Heartbreaking if not flawless novel debut by Davis (stories: Circling The Drain, 1999) about a severely traumatized girl struggling to recover her sanity and self-esteem.
From time immemorial, little boys have dreamed of running off to join the circus—and it stands to reason that little girls must have similar fantasies. At 15, Faith Duckle may not have been a girl, and at nearly 200 pounds she certainly wasn’t little. But she certainly was innocent, and totally unable to manage the shock of being gang-raped by a group of high school hooligans under the bleachers during the annual Homecoming game. Some months after her assault, Faith took an overdose of tranquillizers and nearly killed herself. She then spent almost a year in Berrybrook, a mental institution where she slowly put her life back together—and lost 60 pounds. She then went back to school but found that the ordinary routines of teenaged life were now too juvenile for her. One of her few friends was Charlie, who was dating a member of the Fartlesworth Circus, which was just then passing through town.
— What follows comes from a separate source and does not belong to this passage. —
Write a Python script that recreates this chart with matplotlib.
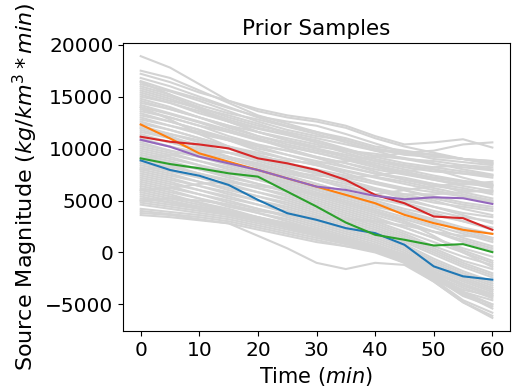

Charlie introduced Faith to his friends in the sideshow, who forged a kind of misfits bond with her and allowed her to join them as they toured the hinterlands of the Deep South. Accompanied everywhere by the Fat Girl (the ghost of Faith’s former self), Faith cautiously allowed herself to become a part of this initially alien but eventually quite welcoming world, and worked her way up the ranks from grounds crew to trapeze artist. And once she found herself secure in her new life and new world, she began to make plans for getting back at the people who nearly destroyed her years before.
The story rambles somewhat and takes time to cohere, but then it manages to express the unutterable anguish of a child cast into an adult world of hatreds and cruelties that ought to be fatal but walk away intact.